Rosenthal, Garrett. Upper Willamette River Basin: Industrial Wastes Study. Eugene, OR: Lane Council of Governments, February 1978. (Reviewed by Alletta Brenner)
This report provides a comprehensive examination of water quality in the upper Willamette Basin, in and around the Eugene/Springfield area during the late 1970s. While focusing primarily on industrial contributions to water pollution, it gives a thorough explanation of all the major waterways—their condition, and their relation to the Willamette River. With numerous maps showing industrial sites responsible for discharges, both point source and non-point source, and outlines of the individual regulations and permits to which each is subject. In particular, it outlines the composition of these discharges respective of each of these sites. Included in the report is also some discussion on general human impact, ranging from run-off from roads and parking lots, to discharges from sewage treatment plants and non-point discharges from residential areas.
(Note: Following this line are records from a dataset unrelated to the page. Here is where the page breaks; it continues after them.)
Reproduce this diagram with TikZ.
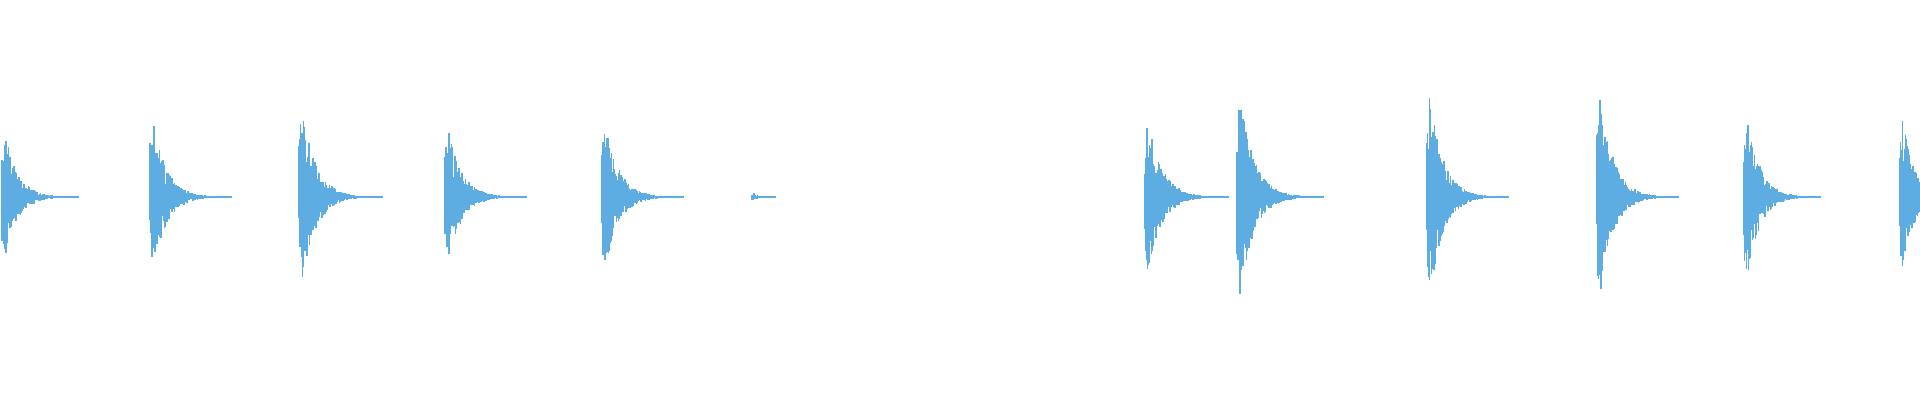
\documentclass[tikz,border=0pt]{standalone}
\definecolor{wave}{RGB}{93,173,226}
\tikzset{wavebar/.style={draw=wave,line width=0.6pt}}
\begin{document}
\begin{tikzpicture}[x=0.02cm,y=0.02cm]
\useasboundingbox (0,0) rectangle (1920,400);
\clip (0,0) rectangle (1920,400);
\pgfmathsetseed{11}
\foreach \bx/\up/\dn/\len [count=\k] in {0/86/82/32,148/98/93/34,297/112/110/35,443/90/85/34,600/98/92/34,750/7/6/10,1143/98/92/35,1235/125/124/36,1425/128/122/34,1595/130/124/34,1742/110/106/32,1898/98/93/30}{
  \pgfmathsetmacro{\stop}{2.4*\len}
  \foreach \i in {0,0.5,...,\stop}{
    \pgfmathsetmacro{\rise}{min(1,0.55+\i/6)}
    \pgfmathsetmacro{\env}{\rise*exp(-\i/(\len*0.4))}
    \pgfmathsetmacro{\a}{max(0.6,\up*\env*(0.35+0.65*rnd))}
    \pgfmathsetmacro{\b}{max(0.6,\dn*\env*(0.35+0.65*rnd))}
    \draw[wavebar] (\bx+2+\i,203+\a) -- (\bx+2+\i,203-\b);
  }
}
\end{tikzpicture}
\end{document}
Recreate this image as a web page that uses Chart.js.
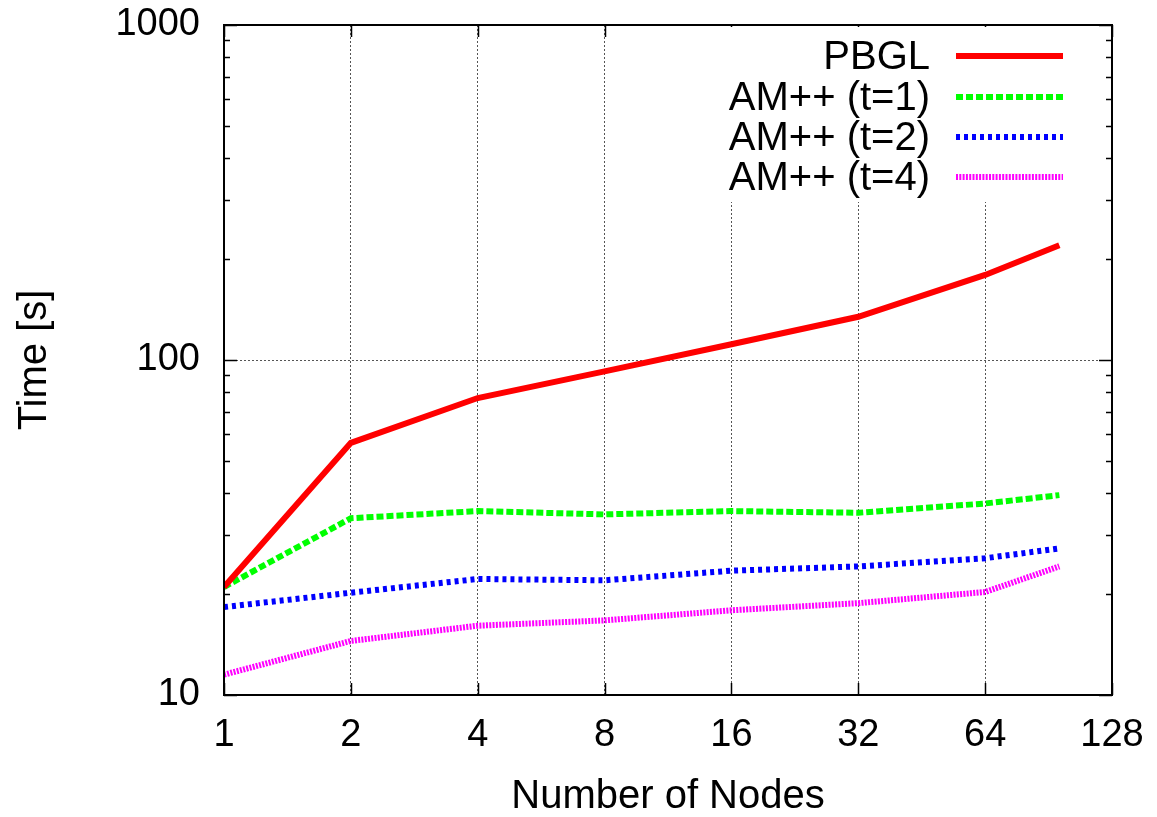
<!DOCTYPE html>
<html>
<head>
<meta charset="utf-8">
<script src="https://cdn.jsdelivr.net/npm/chart.js@4/dist/chart.umd.min.js"></script>
<style>
  html, body { margin: 0; padding: 0; background: #fff; }
  #wrap { width: 1157px; height: 817px; }
</style>
</head>
<body>
<div id="wrap"><canvas id="chart"></canvas></div>
<script>
// data
const nodes = [1, 2, 4, 8, 16, 32, 64, 96];
const pbgl = [21.0, 56.6, 77.0, 92.5, 111.4, 134.6, 179.4, 220];
const amT1 = [21.0, 33.7, 35.4, 34.6, 35.4, 35.0, 37.3, 39.5];
const amT2 = [18.3, 20.2, 22.2, 22.0, 23.5, 24.2, 25.6, 27.4];
const amT4 = [11.5, 14.5, 16.1, 16.7, 17.9, 18.8, 20.3, 24.2];

const xTicks = [1, 2, 4, 8, 16, 32, 64, 128];
const yTicks = [10, 20, 30, 40, 50, 60, 70, 80, 90, 100, 200, 300, 400, 500, 600, 700, 800, 900, 1000];
const yLabels = [10, 100, 1000];

const FONT = "'Liberation Sans', Arial, sans-serif";

function points(ys) {
    return nodes.map((x, i) => ({ x: x, y: ys[i] }));
}

// frame, inward ticks and the legend box, gnuplot style
const framePlugin = {
    id: "frame",
    afterDatasetsDraw(chart) {
        const ctx = chart.ctx;
        const a = chart.chartArea;
        const xs = chart.scales.x;
        const ys = chart.scales.y;
        ctx.save();
        ctx.strokeStyle = "#000";
        ctx.lineWidth = 1.5;
        ctx.setLineDash([]);
        ctx.beginPath();
        xTicks.forEach(v => {
            const px = Math.round(xs.getPixelForValue(v)) + 0.5;
            ctx.moveTo(px, a.bottom); ctx.lineTo(px, a.bottom - 12);
            ctx.moveTo(px, a.top); ctx.lineTo(px, a.top + 12);
        });
        yTicks.forEach(v => {
            const py = Math.round(ys.getPixelForValue(v)) + 0.5;
            const len = yLabels.includes(v) ? 13 : 6;
            ctx.moveTo(a.left, py); ctx.lineTo(a.left + len, py);
            ctx.moveTo(a.right, py); ctx.lineTo(a.right - len, py);
        });
        ctx.stroke();

        // legend
        ctx.fillStyle = "#fff";
        ctx.fillRect(720, a.top + 2, 355, 175);
        ctx.font = "40px " + FONT;
        ctx.textAlign = "right";
        ctx.textBaseline = "middle";
        const rowY = [56, 97, 137, 177];
        chart.data.datasets.forEach((ds, i) => {
            ctx.fillStyle = "#000";
            ctx.fillText(ds.label, 930, rowY[i] + 2);
            ctx.strokeStyle = ds.borderColor;
            ctx.lineWidth = ds.borderWidth;
            ctx.setLineDash(ds.borderDash || []);
            ctx.beginPath();
            ctx.moveTo(956, rowY[i]);
            ctx.lineTo(1063, rowY[i]);
            ctx.stroke();
        });
        ctx.setLineDash([]);

        ctx.strokeStyle = "#000";
        ctx.lineWidth = 2;
        ctx.strokeRect(a.left, a.top, a.right - a.left, a.bottom - a.top);
        ctx.restore();
    }
};

const ctx = document.getElementById("chart").getContext("2d");

new Chart(ctx, {
    type: "line",
    data: {
        datasets: [
            { label: "PBGL", data: points(pbgl), borderColor: "#ff0000", borderWidth: 6 },
            { label: "AM++ (t=1)", data: points(amT1), borderColor: "#00ff00", borderWidth: 6, borderDash: [7, 3] },
            { label: "AM++ (t=2)", data: points(amT2), borderColor: "#0000ff", borderWidth: 6, borderDash: [4, 4] },
            { label: "AM++ (t=4)", data: points(amT4), borderColor: "#ff00ff", borderWidth: 6, borderDash: [2, 1.3] }
        ]
    },
    options: {
        responsive: true,
        maintainAspectRatio: false,
        animation: false,
        layout: { padding: { top: 25, right: 45, left: 0, bottom: 0 } },
        elements: {
            point: { radius: 0 },
            line: { tension: 0, fill: false }
        },
        plugins: {
            legend: { display: false },
            tooltip: { enabled: false }
        },
        scales: {
            x: {
                type: "logarithmic",
                min: 1,
                max: 128,
                afterBuildTicks: s => { s.ticks = xTicks.map(v => ({ value: v })); },
                afterFit: s => { s.height = 122; s.paddingLeft = 0; s.paddingRight = 0; },
                ticks: {
                    autoSkip: false,
                    maxRotation: 0,
                    padding: 18,
                    color: "#000",
                    font: { family: FONT, size: 38 },
                    callback: v => String(v)
                },
                grid: {
                    drawTicks: false,
                    lineWidth: 1,
                    color: c => (c.tick && (c.tick.value === 1 || c.tick.value === 128)) ? "rgba(0,0,0,0)" : "#555"
                },
                border: { display: false, dash: [2, 2] },
                title: {
                    display: true,
                    text: "Number of Nodes",
                    color: "#000",
                    font: { family: FONT, size: 40, lineHeight: 1 },
                    padding: { top: 0, bottom: 0 }
                }
            },
            y: {
                type: "logarithmic",
                min: 10,
                max: 1000,
                afterBuildTicks: s => { s.ticks = yTicks.map(v => ({ value: v })); },
                afterFit: s => { s.width = 224; s.paddingTop = 0; s.paddingBottom = 0; },
                ticks: {
                    autoSkip: false,
                    padding: 24,
                    color: "#000",
                    font: { family: FONT, size: 38 },
                    callback: v => yLabels.includes(v) ? String(v) : ""
                },
                grid: {
                    drawTicks: false,
                    lineWidth: 1,
                    color: c => (c.tick && c.tick.value === 100) ? "#555" : "rgba(0,0,0,0)"
                },
                border: { display: false, dash: [2, 2] },
                title: {
                    display: true,
                    text: "Time [s]",
                    color: "#000",
                    font: { family: FONT, size: 40, lineHeight: 1 },
                    padding: { top: 15, bottom: 0 }
                }
            }
        }
    },
    plugins: [framePlugin]
});
</script>
</body>
</html>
Significantly, the report discusses the impact that future growth of the Eugene/Springfield metropolitan area will have on water quality, and use.
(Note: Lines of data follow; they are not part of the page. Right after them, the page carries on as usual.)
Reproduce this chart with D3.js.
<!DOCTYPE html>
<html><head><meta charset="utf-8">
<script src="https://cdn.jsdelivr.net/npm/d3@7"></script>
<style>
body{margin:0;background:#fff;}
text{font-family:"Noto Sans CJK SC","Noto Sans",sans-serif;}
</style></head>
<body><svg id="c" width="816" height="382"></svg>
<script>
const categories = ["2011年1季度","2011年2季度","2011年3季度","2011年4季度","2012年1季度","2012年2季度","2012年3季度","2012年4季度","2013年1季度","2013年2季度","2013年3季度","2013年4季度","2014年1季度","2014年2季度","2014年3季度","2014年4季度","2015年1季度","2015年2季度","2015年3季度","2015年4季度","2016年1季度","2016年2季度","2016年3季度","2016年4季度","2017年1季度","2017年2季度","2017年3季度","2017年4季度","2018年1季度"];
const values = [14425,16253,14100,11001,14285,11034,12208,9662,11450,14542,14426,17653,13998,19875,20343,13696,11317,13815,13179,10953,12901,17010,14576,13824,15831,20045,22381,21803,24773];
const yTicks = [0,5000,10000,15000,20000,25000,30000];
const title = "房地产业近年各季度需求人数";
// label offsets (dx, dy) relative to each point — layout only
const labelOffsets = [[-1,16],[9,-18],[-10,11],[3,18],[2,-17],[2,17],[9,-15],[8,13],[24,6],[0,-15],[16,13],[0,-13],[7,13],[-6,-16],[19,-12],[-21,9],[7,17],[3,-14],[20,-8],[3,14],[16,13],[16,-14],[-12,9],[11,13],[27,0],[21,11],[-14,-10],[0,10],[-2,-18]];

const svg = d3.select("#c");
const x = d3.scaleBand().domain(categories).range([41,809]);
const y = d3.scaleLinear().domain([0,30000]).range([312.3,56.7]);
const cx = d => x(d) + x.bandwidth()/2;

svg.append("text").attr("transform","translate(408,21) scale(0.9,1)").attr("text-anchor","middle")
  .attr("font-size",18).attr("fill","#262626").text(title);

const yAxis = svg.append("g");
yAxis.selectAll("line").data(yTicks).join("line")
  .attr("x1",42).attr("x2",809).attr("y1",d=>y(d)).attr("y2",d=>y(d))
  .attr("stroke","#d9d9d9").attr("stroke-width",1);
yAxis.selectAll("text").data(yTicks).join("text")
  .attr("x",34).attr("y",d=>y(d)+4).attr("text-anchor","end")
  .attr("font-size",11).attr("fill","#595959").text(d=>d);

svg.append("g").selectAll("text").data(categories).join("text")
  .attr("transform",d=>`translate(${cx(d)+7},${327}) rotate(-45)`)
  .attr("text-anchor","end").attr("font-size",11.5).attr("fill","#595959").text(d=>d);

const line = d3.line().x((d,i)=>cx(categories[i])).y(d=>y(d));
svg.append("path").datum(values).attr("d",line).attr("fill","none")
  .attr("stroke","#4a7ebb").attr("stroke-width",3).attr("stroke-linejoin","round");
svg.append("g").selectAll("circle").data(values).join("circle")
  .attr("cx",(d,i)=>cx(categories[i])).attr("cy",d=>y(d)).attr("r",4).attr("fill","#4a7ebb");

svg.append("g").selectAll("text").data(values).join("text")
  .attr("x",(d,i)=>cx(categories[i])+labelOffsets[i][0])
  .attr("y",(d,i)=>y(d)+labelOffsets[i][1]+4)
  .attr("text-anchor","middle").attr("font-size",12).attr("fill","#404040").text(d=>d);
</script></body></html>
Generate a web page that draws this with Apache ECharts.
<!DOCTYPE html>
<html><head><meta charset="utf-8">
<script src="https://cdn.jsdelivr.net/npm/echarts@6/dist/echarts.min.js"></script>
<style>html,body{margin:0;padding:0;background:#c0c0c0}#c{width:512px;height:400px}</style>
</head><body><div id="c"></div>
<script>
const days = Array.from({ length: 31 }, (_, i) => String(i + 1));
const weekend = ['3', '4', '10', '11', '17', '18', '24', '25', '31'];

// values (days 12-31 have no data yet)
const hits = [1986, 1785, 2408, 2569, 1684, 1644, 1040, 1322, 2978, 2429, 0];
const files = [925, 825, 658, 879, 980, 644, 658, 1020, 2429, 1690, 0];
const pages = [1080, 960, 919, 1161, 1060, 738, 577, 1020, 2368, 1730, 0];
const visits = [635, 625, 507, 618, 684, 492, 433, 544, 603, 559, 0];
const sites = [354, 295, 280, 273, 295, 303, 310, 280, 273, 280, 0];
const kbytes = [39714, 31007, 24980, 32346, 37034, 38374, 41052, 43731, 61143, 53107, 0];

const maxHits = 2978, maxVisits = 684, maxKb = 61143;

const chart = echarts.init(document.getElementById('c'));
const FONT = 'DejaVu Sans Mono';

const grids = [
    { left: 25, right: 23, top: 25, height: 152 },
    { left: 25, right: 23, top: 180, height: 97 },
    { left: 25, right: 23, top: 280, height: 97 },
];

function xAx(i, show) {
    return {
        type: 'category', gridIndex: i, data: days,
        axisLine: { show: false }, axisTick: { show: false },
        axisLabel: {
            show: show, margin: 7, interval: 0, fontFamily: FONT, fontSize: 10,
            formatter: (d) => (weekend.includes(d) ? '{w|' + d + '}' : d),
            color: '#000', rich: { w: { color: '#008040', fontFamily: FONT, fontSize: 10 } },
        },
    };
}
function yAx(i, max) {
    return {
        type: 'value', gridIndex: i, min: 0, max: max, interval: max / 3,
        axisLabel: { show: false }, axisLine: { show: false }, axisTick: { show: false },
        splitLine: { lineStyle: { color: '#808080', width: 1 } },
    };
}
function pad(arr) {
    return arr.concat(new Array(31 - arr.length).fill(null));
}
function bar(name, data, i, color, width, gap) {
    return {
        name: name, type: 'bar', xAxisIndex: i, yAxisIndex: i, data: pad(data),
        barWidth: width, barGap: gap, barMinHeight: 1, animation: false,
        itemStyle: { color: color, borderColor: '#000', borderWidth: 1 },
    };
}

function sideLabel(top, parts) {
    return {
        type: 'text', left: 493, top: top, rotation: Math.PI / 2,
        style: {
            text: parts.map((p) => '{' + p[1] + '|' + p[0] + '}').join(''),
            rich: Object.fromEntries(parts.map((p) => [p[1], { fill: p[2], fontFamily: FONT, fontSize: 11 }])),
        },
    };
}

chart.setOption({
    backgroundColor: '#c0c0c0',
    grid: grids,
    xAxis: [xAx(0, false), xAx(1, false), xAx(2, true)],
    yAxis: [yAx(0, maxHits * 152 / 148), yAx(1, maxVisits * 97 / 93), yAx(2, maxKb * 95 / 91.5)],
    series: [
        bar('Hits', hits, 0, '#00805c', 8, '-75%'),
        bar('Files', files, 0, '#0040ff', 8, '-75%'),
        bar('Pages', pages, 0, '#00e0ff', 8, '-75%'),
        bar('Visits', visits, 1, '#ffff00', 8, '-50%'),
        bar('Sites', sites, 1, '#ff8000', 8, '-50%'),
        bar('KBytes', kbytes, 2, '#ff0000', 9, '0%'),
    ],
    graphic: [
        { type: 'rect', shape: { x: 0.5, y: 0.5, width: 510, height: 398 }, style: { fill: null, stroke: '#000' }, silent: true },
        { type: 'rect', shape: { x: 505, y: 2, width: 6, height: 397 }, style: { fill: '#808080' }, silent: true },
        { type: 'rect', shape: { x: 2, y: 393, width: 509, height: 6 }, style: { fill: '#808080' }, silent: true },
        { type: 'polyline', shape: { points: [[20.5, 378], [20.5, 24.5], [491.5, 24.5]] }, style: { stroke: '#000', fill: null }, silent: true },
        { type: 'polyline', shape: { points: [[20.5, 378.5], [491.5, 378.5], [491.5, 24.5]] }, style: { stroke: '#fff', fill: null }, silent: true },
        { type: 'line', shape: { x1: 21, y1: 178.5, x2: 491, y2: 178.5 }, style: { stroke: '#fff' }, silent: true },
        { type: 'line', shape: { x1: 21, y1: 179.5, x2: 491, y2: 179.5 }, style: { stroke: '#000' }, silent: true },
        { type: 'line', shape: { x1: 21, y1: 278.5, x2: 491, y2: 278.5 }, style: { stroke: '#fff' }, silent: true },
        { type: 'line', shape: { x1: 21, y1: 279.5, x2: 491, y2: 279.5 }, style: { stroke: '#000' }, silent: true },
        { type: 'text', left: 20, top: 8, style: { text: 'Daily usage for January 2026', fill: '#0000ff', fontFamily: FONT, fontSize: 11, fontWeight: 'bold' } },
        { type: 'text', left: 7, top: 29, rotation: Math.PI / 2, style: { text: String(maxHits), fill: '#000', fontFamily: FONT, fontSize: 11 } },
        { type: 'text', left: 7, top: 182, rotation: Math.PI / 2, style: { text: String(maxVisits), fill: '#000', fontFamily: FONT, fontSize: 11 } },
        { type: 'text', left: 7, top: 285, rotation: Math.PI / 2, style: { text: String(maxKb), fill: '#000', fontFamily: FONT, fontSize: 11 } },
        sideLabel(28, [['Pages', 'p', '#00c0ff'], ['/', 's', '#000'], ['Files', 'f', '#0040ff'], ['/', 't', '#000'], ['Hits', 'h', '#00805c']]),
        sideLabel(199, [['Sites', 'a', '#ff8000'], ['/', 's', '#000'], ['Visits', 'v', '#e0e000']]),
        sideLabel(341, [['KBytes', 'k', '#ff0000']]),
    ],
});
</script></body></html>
The most important element of this report, may be that it shows that even with fairly stringent water quality codes and regulations (and most notably, just a few years after the river was declared clean), there remained significant water quality issues in the tributaries of the river, including both organic and chemical wastes. Much of this pollution appears to result from run off from streets and industrial sites (non-point sources) making the problem more difficult to locate and ameliorate. Despite this difficulty, the report provides several major recommendations for the improvement of water quality, including the creation of more extensive riparian, settling basins, and lagoons, which help filter pollutants from the water before it reaches the river. Others include the separation of contaminated storm flows away from sensitive water areas, the development of alternate use and or recycling programs for some industrial discharges, better sewage treatment (already addressed in the new plant in development), and closer analysis and monitoring of water quality.
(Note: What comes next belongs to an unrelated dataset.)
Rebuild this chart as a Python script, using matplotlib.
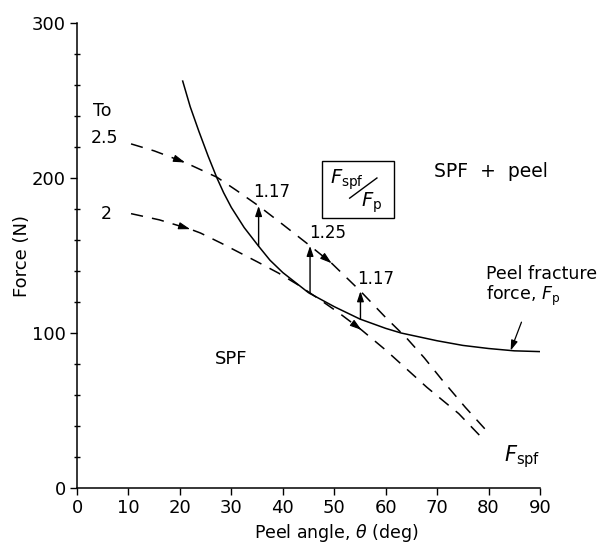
import numpy as np
import matplotlib
matplotlib.use("Agg")
import matplotlib.pyplot as plt
from matplotlib.patches import Rectangle
from matplotlib.ticker import MultipleLocator

plt.rcParams['font.family'] = ['DejaVu Sans']
plt.rcParams['mathtext.fontset'] = 'dejavusans'

# Peel fracture force F_p (solid)
fp_theta = [20.5, 22, 23.7, 25.5, 27.2, 28.5, 30, 32.5, 35.3, 37.5, 40, 45, 50, 55, 60, 63, 70, 75, 80, 85, 90]
fp_force = [263, 246, 230, 214, 200, 190.5, 181, 168, 156, 147, 139, 126, 117, 109, 103, 100, 95, 92, 90, 88.5, 88]

# F_spf, To = 2.5 (dashed, upper)
spf25_theta = [10.5, 15, 21, 27.2, 31, 35.3, 40, 45.4, 49.5, 55.1, 60, 64, 67.5, 70.9, 75.5, 79.6]
spf25_force = [222, 217.5, 210, 200.5, 192, 182, 170, 156, 145, 127, 110, 97, 84, 70, 52, 37]

# F_spf, To = 2 (dashed, lower)
spf2_theta = [10.5, 16, 22, 24, 28, 31.5, 35, 39.2, 43, 47, 50.9, 55.3, 60, 62.5, 68, 74.2, 79.4]
spf2_force = [177, 173, 167, 164.5, 158, 152, 146, 138.6, 131, 122, 113, 102, 89, 81.5, 65, 48, 30]

# direction arrowheads on dashed curves (peel angle positions)
arrows25 = [21, 49.5]
arrows2 = [22, 55.3]

# F_spf / F_p ratio arrows
ratio_theta = [35.3, 45.3, 55.1]
ratio_labels = ['1.17', '1.25', '1.17']

x_ticks = list(range(0, 91, 10))
y_major = [0, 100, 200, 300]

fig = plt.figure(figsize=(6.07, 5.46), dpi=100)
ax = fig.add_axes([0.1269, 0.1062, 0.7627, 0.8517])

lw = 1.1
ax.plot(fp_theta, fp_force, color='black', lw=lw, solid_capstyle='butt', solid_joinstyle='round')
ds = (0, (8, 6))
ax.plot(spf25_theta, spf25_force, color='black', lw=lw, linestyle=ds)
ax.plot(spf2_theta, spf2_force, color='black', lw=lw, linestyle=ds)

def head(th, xs, ys):
    y1 = np.interp(th, xs, ys)
    y0 = np.interp(th - 1.5, xs, ys)
    ax.annotate('', xy=(th, y1), xytext=(th - 1.5, y0),
                arrowprops=dict(arrowstyle='-|>,head_length=0.7,head_width=0.22',
                                color='black', lw=0.8, shrinkA=0, shrinkB=0))

for th in arrows25:
    head(th, spf25_theta, spf25_force)
for th in arrows2:
    head(th, spf2_theta, spf2_force)

label_off = [(2.5, 9), (3.5, 8), (3.0, 8)]
for th, lab, (dx, dy) in zip(ratio_theta, ratio_labels, label_off):
    yb = np.interp(th, fp_theta, fp_force)
    yt = np.interp(th, spf25_theta, spf25_force)
    ax.annotate('', xy=(th, yt), xytext=(th, yb),
                arrowprops=dict(arrowstyle='-|>,head_length=0.6,head_width=0.2',
                                color='black', lw=1.0, shrinkA=0, shrinkB=0))
    ax.text(th + dx, yt + dy, lab, fontsize=12, ha='center', va='center')

# ratio box
ax.add_patch(Rectangle((47.6, 174), 14.1, 37, fill=False, lw=1.0, ec='black'))
ax.text(49.2, 199, r'$F_{\mathrm{spf}}$', fontsize=14, ha='left', va='center')
ax.plot([53.0, 58.3], [187, 200], color='black', lw=1.0)
ax.text(55.3, 184, r'$F_{\mathrm{p}}$', fontsize=14, ha='left', va='center')

# region labels
ax.text(80.5, 204, 'SPF  +  peel', fontsize=13.5, ha='center', va='center', clip_on=False)
ax.text(30, 83, 'SPF', fontsize=13, ha='center', va='center')
ax.text(5, 243, 'To', fontsize=12.5, ha='center', va='center')
ax.text(5.4, 226, '2.5', fontsize=12.5, ha='center', va='center')
ax.text(5.6, 177, '2', fontsize=12.5, ha='center', va='center')
ax.text(79.6, 130, 'Peel fracture\nforce, $F_{\\mathrm{p}}$', fontsize=12.5,
        ha='left', va='center', linespacing=1.05, clip_on=False)
ax.annotate('', xy=(84.3, np.interp(84.3, fp_theta, fp_force)), xytext=(86.4, 107),
            arrowprops=dict(arrowstyle='-|>,head_length=0.6,head_width=0.2',
                            color='black', lw=0.9, shrinkA=0, shrinkB=0))
ax.text(83, 20, r'$F_{\mathrm{spf}}$', fontsize=15, ha='left', va='center')

ax.set_xlim(0, 90)
ax.set_ylim(0, 300)
ax.set_xticks(x_ticks)
ax.set_yticks(y_major)
ax.yaxis.set_minor_locator(MultipleLocator(20))
for s in ['top', 'right']:
    ax.spines[s].set_visible(False)
for s in ['left', 'bottom']:
    ax.spines[s].set_linewidth(1.1)
ax.tick_params(axis='both', which='major', direction='out', length=5, width=1.0,
               labelsize=13, pad=3)
ax.tick_params(axis='y', which='minor', direction='inout', length=5, width=1.0)

ax.text(0.56, -0.097, r'Peel angle, $\theta$ (deg)', transform=ax.transAxes,
        fontsize=12.5, ha='center', va='center')
ax.text(-0.119, 0.5, 'Force (N)', transform=ax.transAxes, rotation=90,
        fontsize=13, ha='center', va='center')

fig.savefig('out.png', dpi=100)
This report provides an excellent tool for understanding the water quality issues that affected the Willamette Basin in the years soon after the enactment of major water quality legislation and “clean up.” Created and published by the local authorities of Lane County, in cooperation with both the DEQ, and local community groups, and funded by an EPA grant, this report provides some interesting insight into the ways these different groups cooperated on these issues. Likewise, centered from a government standpoint, it gives a good picture of the political and economic concerns surrounding policy, in particular those involving urban growth. Based upon predictions for the year 2000, many of these policy recommendations may also provide some insight into the accuracy of such forecasts, and whether or not these strategies have been successful in locating and mitigating water quality problems. Another useful aspect of this report is in its detailed account of the various industries of the Eugene/Springfield area at the time, the types of emissions they made, and in what ways they were controlled. Again, these may be used to make a comparative analysis for the industries and policies of today. Overall, I found this report to be a very useful source of information.